_DIRECTION_. Give an exact copy of every line, leaving images out.

======== SOURCE MATERIAL ========

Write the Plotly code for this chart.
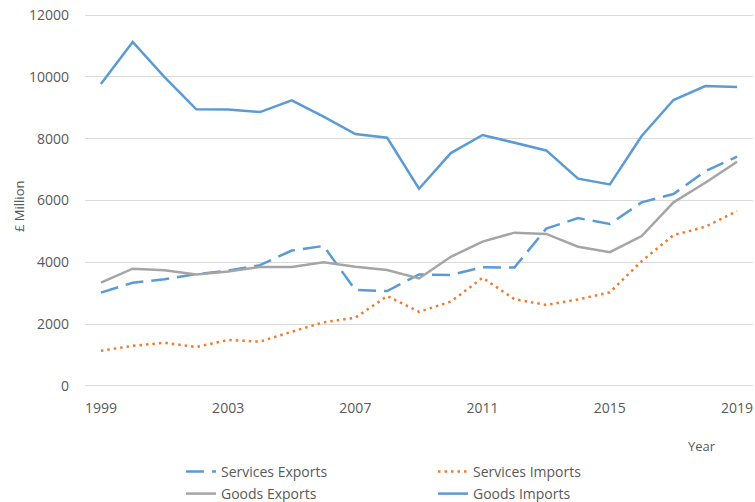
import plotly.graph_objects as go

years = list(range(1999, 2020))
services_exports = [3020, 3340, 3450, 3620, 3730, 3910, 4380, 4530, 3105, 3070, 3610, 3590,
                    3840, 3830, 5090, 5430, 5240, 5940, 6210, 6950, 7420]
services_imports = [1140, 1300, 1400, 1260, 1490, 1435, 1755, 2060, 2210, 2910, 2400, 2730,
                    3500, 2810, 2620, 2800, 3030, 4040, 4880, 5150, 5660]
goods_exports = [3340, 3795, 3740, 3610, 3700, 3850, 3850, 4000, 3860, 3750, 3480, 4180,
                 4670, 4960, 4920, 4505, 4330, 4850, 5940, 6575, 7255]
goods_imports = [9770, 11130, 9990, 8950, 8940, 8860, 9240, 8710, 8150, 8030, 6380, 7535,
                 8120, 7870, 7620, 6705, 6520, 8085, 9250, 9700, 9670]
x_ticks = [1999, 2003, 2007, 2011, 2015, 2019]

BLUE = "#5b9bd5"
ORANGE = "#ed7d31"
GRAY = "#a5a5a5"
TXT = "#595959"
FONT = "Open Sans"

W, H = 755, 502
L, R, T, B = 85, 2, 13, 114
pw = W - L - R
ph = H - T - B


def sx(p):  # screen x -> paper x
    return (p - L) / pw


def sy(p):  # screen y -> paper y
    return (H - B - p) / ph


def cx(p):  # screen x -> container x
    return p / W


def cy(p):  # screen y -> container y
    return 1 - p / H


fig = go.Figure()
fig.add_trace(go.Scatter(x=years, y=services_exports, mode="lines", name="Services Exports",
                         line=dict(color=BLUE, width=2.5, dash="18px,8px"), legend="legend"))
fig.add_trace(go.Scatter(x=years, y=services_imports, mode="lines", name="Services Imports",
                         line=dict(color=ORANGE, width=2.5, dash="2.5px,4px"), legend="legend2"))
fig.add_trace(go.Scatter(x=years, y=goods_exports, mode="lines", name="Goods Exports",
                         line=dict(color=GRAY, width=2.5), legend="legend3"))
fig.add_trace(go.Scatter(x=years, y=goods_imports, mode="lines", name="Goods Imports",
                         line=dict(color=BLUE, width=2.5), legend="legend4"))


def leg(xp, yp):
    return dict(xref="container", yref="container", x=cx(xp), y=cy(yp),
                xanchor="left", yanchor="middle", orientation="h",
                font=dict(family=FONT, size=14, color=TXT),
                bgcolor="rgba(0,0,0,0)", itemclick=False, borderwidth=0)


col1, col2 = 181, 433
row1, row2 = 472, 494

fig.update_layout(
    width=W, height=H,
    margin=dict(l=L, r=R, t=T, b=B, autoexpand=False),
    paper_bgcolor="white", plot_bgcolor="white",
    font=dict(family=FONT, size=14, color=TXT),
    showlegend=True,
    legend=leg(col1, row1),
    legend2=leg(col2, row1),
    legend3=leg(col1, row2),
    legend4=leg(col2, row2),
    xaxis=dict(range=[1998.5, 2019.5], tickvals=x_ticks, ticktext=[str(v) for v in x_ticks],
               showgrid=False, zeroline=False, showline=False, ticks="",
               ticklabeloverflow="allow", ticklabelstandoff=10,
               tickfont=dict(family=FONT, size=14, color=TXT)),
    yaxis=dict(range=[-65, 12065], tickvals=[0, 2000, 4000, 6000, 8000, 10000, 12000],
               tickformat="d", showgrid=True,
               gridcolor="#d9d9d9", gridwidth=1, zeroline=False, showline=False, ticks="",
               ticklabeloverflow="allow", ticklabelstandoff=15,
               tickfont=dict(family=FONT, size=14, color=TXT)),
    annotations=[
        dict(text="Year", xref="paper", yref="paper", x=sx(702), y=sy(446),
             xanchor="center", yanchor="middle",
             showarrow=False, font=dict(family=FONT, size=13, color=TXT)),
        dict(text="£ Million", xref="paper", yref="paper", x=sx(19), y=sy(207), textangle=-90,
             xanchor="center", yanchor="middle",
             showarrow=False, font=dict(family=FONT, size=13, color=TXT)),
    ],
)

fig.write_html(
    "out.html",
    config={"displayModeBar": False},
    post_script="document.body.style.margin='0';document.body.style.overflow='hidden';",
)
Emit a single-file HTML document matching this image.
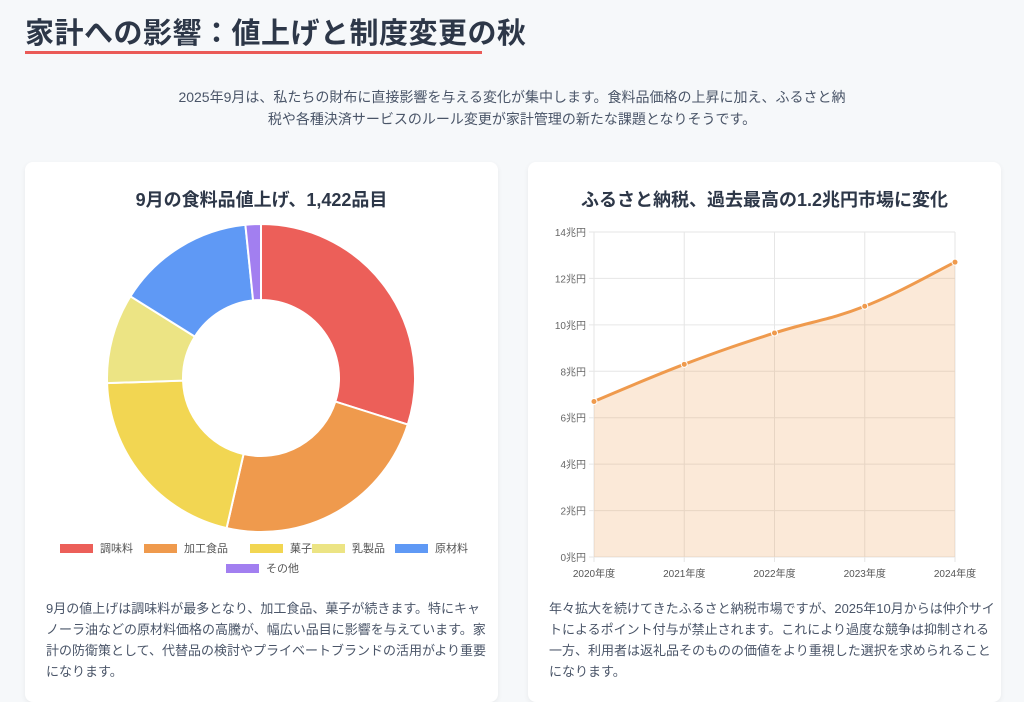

========

_TASK RESULT_.
Write the Plotly code for this chart.
import plotly.graph_objects as go

years = list(range(1999, 2020))
services_exports = [3020, 3340, 3450, 3620, 3730, 3910, 4380, 4530, 3105, 3070, 3610, 3590,
                    3840, 3830, 5090, 5430, 5240, 5940, 6210, 6950, 7420]
services_imports = [1140, 1300, 1400, 1260, 1490, 1435, 1755, 2060, 2210, 2910, 2400, 2730,
                    3500, 2810, 2620, 2800, 3030, 4040, 4880, 5150, 5660]
goods_exports = [3340, 3795, 3740, 3610, 3700, 3850, 3850, 4000, 3860, 3750, 3480, 4180,
                 4670, 4960, 4920, 4505, 4330, 4850, 5940, 6575, 7255]
goods_imports = [9770, 11130, 9990, 8950, 8940, 8860, 9240, 8710, 8150, 8030, 6380, 7535,
                 8120, 7870, 7620, 6705, 6520, 8085, 9250, 9700, 9670]
x_ticks = [1999, 2003, 2007, 2011, 2015, 2019]

BLUE = "#5b9bd5"
ORANGE = "#ed7d31"
GRAY = "#a5a5a5"
TXT = "#595959"
FONT = "Open Sans"

W, H = 755, 502
L, R, T, B = 85, 2, 13, 114
pw = W - L - R
ph = H - T - B


def sx(p):  # screen x -> paper x
    return (p - L) / pw


def sy(p):  # screen y -> paper y
    return (H - B - p) / ph


def cx(p):  # screen x -> container x
    return p / W


def cy(p):  # screen y -> container y
    return 1 - p / H


fig = go.Figure()
fig.add_trace(go.Scatter(x=years, y=services_exports, mode="lines", name="Services Exports",
                         line=dict(color=BLUE, width=2.5, dash="18px,8px"), legend="legend"))
fig.add_trace(go.Scatter(x=years, y=services_imports, mode="lines", name="Services Imports",
                         line=dict(color=ORANGE, width=2.5, dash="2.5px,4px"), legend="legend2"))
fig.add_trace(go.Scatter(x=years, y=goods_exports, mode="lines", name="Goods Exports",
                         line=dict(color=GRAY, width=2.5), legend="legend3"))
fig.add_trace(go.Scatter(x=years, y=goods_imports, mode="lines", name="Goods Imports",
                         line=dict(color=BLUE, width=2.5), legend="legend4"))


def leg(xp, yp):
    return dict(xref="container", yref="container", x=cx(xp), y=cy(yp),
                xanchor="left", yanchor="middle", orientation="h",
                font=dict(family=FONT, size=14, color=TXT),
                bgcolor="rgba(0,0,0,0)", itemclick=False, borderwidth=0)


col1, col2 = 181, 433
row1, row2 = 472, 494

fig.update_layout(
    width=W, height=H,
    margin=dict(l=L, r=R, t=T, b=B, autoexpand=False),
    paper_bgcolor="white", plot_bgcolor="white",
    font=dict(family=FONT, size=14, color=TXT),
    showlegend=True,
    legend=leg(col1, row1),
    legend2=leg(col2, row1),
    legend3=leg(col1, row2),
    legend4=leg(col2, row2),
    xaxis=dict(range=[1998.5, 2019.5], tickvals=x_ticks, ticktext=[str(v) for v in x_ticks],
               showgrid=False, zeroline=False, showline=False, ticks="",
               ticklabeloverflow="allow", ticklabelstandoff=10,
               tickfont=dict(family=FONT, size=14, color=TXT)),
    yaxis=dict(range=[-65, 12065], tickvals=[0, 2000, 4000, 6000, 8000, 10000, 12000],
               tickformat="d", showgrid=True,
               gridcolor="#d9d9d9", gridwidth=1, zeroline=False, showline=False, ticks="",
               ticklabeloverflow="allow", ticklabelstandoff=15,
               tickfont=dict(family=FONT, size=14, color=TXT)),
    annotations=[
        dict(text="Year", xref="paper", yref="paper", x=sx(702), y=sy(446),
             xanchor="center", yanchor="middle",
             showarrow=False, font=dict(family=FONT, size=13, color=TXT)),
        dict(text="£ Million", xref="paper", yref="paper", x=sx(19), y=sy(207), textangle=-90,
             xanchor="center", yanchor="middle",
             showarrow=False, font=dict(family=FONT, size=13, color=TXT)),
    ],
)

fig.write_html(
    "out.html",
    config={"displayModeBar": False},
    post_script="document.body.style.margin='0';document.body.style.overflow='hidden';",
)
Emit a single-file HTML document matching this image.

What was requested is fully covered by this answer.